34. In the result the appeal is allowed. The impugned order is set aside. The application of the plaintiff under Order 39, Rules 1 and 2, CPC for temporary injunction is allowed and the defendants are hereby restrained from interfering with the possession of the plaintiff on the property in dispute house Nos. 8/1 and 8/2 (old Nos. 8 and 8-A), M. G. Road, Indore and the land as shown in the map annexed to the agreement dated 13-9-1986 or in any part thereof until the decision of the civil suit. The plaintiff will deposit an amount of Rs. 7,50,000/- in the trial Court which is approximately the balance of consideration payable to the defendants by the plaintiff as per Annexure ‘C’ to the agreement dated 13-9-1986 within two months of the date of this order.
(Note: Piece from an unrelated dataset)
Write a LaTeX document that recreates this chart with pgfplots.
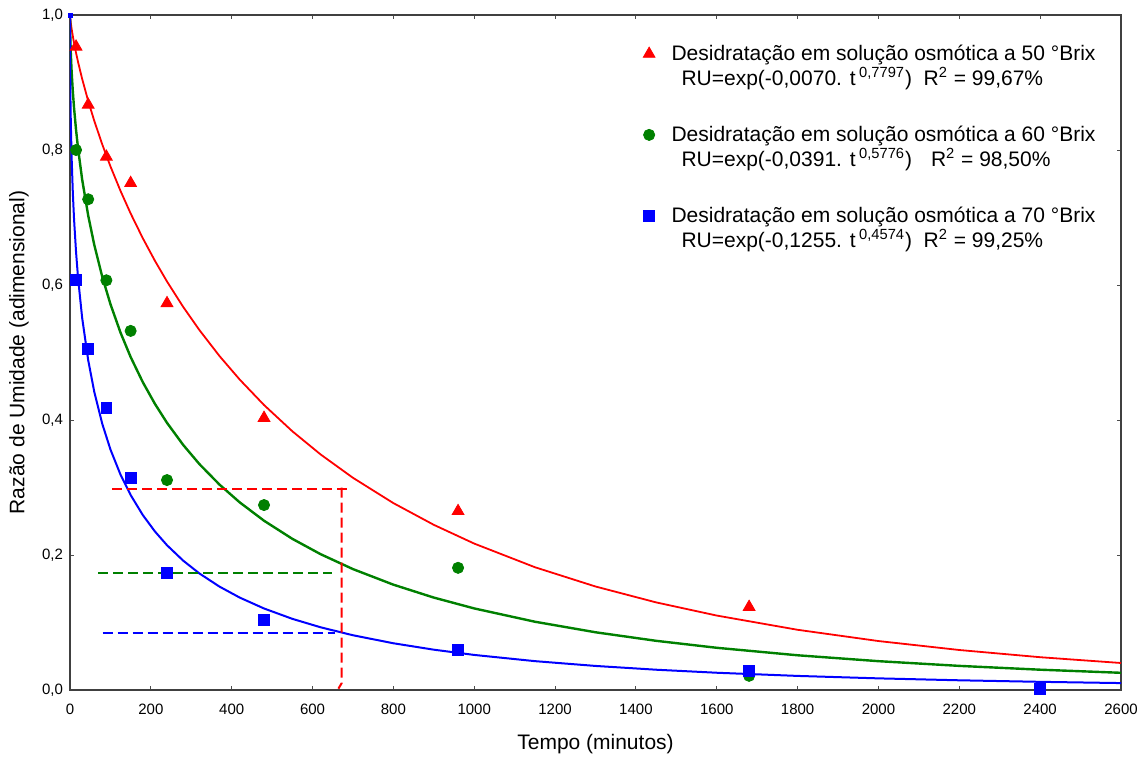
\documentclass[border=0pt]{standalone}
\usepackage{pgfplots}
\pgfplotsset{compat=1.18}
\usepackage{fontspec}
\setmainfont{Liberation Sans}
\definecolor{cred}{RGB}{255,0,0}
\definecolor{cgreen}{RGB}{0,128,0}
\definecolor{cblue}{RGB}{0,0,255}
\pgfplotsset{myleg/.style={legend image code/.code={\path (-4pt,-8pt) (10pt,4pt); \draw[##1] plot coordinates {(0pt,0pt)};}}}
\begin{document}
\begin{tikzpicture}
\path (-35pt,-32.5pt) rectangle (537.5pt,345pt);
\begin{axis}[
  scale only axis, width=525.5pt, height=337.5pt,
  at={(0,0)}, anchor=south west,
  xmin=0, xmax=2600, ymin=0, ymax=1,
  xtick={0,200,...,2600}, ytick={0,0.2,0.4,0.6,0.8,1.0},
  tick align=inside, major tick length=2.2pt,
  tick style={black!70, line width=0.5pt},
  axis line style={black!75, line width=0.8pt},
  /pgf/number format/assume math mode=true,
  ticklabel style={font=\fontsize{7.5}{9}\selectfont},
  xticklabel style={/pgf/number format/1000 sep={}, yshift=-3.5pt},
  yticklabel style={/pgf/number format/.cd, fixed, fixed zerofill, precision=1, use comma},
  xlabel={Tempo (minutos)}, ylabel={Razão de Umidade (adimensional)},
  label style={font=\fontsize{10.5}{12}\selectfont},
  xlabel style={at={(axis description cs:0.5,0)}, anchor=center, yshift=-27pt},
  ylabel style={at={(axis description cs:0,0.5)}, anchor=center, yshift=25.5pt},
  legend style={draw=none, fill=none, at={(0.978,0.96)}, anchor=north east,
    font=\fontsize{10.5}{11.5}\selectfont, column sep=0pt, row sep=26.5pt,
    inner sep=0pt, nodes={inner sep=1pt}},
  legend cell align=left,
]
% fitted curves (values of RU = exp(-k t^n))
\addplot[cred, line width=0.9pt, forget plot] coordinates {
(0,1) (0.5,0.99593) (1,0.99302) (2,0.98806) (4,0.97958) (7,0.96859) (10,0.95873) (15,0.94382) (20,0.93020) (30,0.90550) (45,0.87268) (60,0.84330) (80,0.80793) (100,0.77586) (125,0.73935) (150,0.70599) (180,0.66943) (210,0.63598) (240,0.60517) (280,0.56756) (320,0.53337) (370,0.49464) (420,0.45980) (480,0.42219) (550,0.38333) (620,0.34897) (700,0.31436) (800,0.27690) (900,0.24471) (1000,0.21692) (1150,0.18194) (1300,0.15334) (1450,0.12980) (1600,0.11029) (1800,0.08921) (2000,0.07254) (2200,0.05926) (2400,0.04859) (2600,0.04000)};
\addplot[cgreen, line width=1.2pt, forget plot] coordinates {
(0,1) (0.5,0.97414) (1,0.96165) (2,0.94331) (4,0.91660) (7,0.88665) (10,0.86258) (15,0.82957) (20,0.80203) (30,0.75666) (45,0.70302) (60,0.65955) (80,0.61174) (100,0.57176) (125,0.52943) (150,0.49335) (180,0.45617) (210,0.42401) (240,0.39581) (280,0.36310) (320,0.33477) (370,0.30422) (420,0.27792) (480,0.25080) (550,0.22398) (620,0.20122) (700,0.17912) (800,0.15605) (900,0.13692) (1000,0.12085) (1150,0.10117) (1300,0.08554) (1450,0.07288) (1600,0.06254) (1800,0.05145) (2000,0.04272) (2200,0.03574) (2400,0.03009) (2600,0.02549)};
\addplot[cblue, line width=1pt, forget plot] coordinates {
(0,1) (0.5,0.91265) (1,0.88205) (2,0.84171) (4,0.78932) (7,0.73662) (10,0.69786) (15,0.64849) (20,0.61016) (30,0.55171) (45,0.48873) (60,0.44191) (80,0.39400) (100,0.35647) (125,0.31906) (150,0.28889) (180,0.25930) (210,0.23496) (240,0.21447) (280,0.19166) (320,0.17273) (370,0.15311) (420,0.13690) (480,0.12078) (550,0.10544) (620,0.09290) (700,0.08111) (800,0.06925) (900,0.05974) (1000,0.05196) (1150,0.04277) (1300,0.03566) (1450,0.03006) (1600,0.02557) (1800,0.02088) (2000,0.01725) (2200,0.01439) (2400,0.01211) (2600,0.01027)};
% dashed guide lines
\addplot[cred, line width=1pt, dash pattern=on 5pt off 2.5pt, forget plot] coordinates {(104,0.298) (685,0.298)};
\addplot[cred, line width=1pt, dash pattern=on 5pt off 2.5pt, forget plot] coordinates {(672,0.300) (672,0.010) (664,0.002)};
\addplot[cgreen, line width=1pt, dash pattern=on 5pt off 2.5pt, forget plot] coordinates {(70,0.173) (648,0.173)};
\addplot[cblue, line width=1pt, dash pattern=on 5pt off 2.5pt, forget plot] coordinates {(81,0.085) (656,0.085)};
\addplot[only marks, mark=square*, mark size=1pt, cblue, forget plot] coordinates {(0,1)};
% data
\addplot[only marks, mark=triangle*, mark size=3.4pt, cred, myleg]
  coordinates {(15,0.953) (45,0.867) (90,0.790) (150,0.751) (240,0.573) (480,0.403) (960,0.265) (1680,0.123)};
\addlegendentry{\begin{tabular}[t]{@{}l@{}}Desidratação em solução osmótica a 50 °Brix\\\hspace*{5pt}RU=exp(-0,0070. t\,\textsuperscript{0,7797})\hspace{0.55em}R\textsuperscript{2} = 99,67\%\end{tabular}}
\addplot[only marks, mark=*, mark size=2.8pt, cgreen, myleg]
  coordinates {(15,0.800) (45,0.727) (90,0.607) (150,0.532) (240,0.311) (480,0.274) (960,0.181) (1680,0.021)};
\addlegendentry{\begin{tabular}[t]{@{}l@{}}Desidratação em solução osmótica a 60 °Brix\\\hspace*{5pt}RU=exp(-0,0391. t\,\textsuperscript{0,5776})\hspace{0.9em}R\textsuperscript{2} = 98,50\%\end{tabular}}
\addplot[only marks, mark=square*, mark size=2.7pt, cblue, myleg]
  coordinates {(15,0.607) (45,0.505) (90,0.418) (150,0.314) (240,0.173) (480,0.104) (960,0.059) (1680,0.028) (2400,0.002)};
\addlegendentry{\begin{tabular}[t]{@{}l@{}}Desidratação em solução osmótica a 70 °Brix\\\hspace*{5pt}RU=exp(-0,1255. t\,\textsuperscript{0,4574})\hspace{0.55em}R\textsuperscript{2} = 99,25\%\end{tabular}}
\end{axis}
\end{tikzpicture}
\end{document}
The trial Court will pass appropriate order about this amount at the time of final decision in the suit. Costs to abide by the final result. It is made clear that the views expressed by this Court on the points referred to above are only for the purpose of deciding the application for temporary injunction and the trial Court will decide the issues arising in the suit uninfluenced by any observation made in this order. The points have been decided as these were raised and argued at length.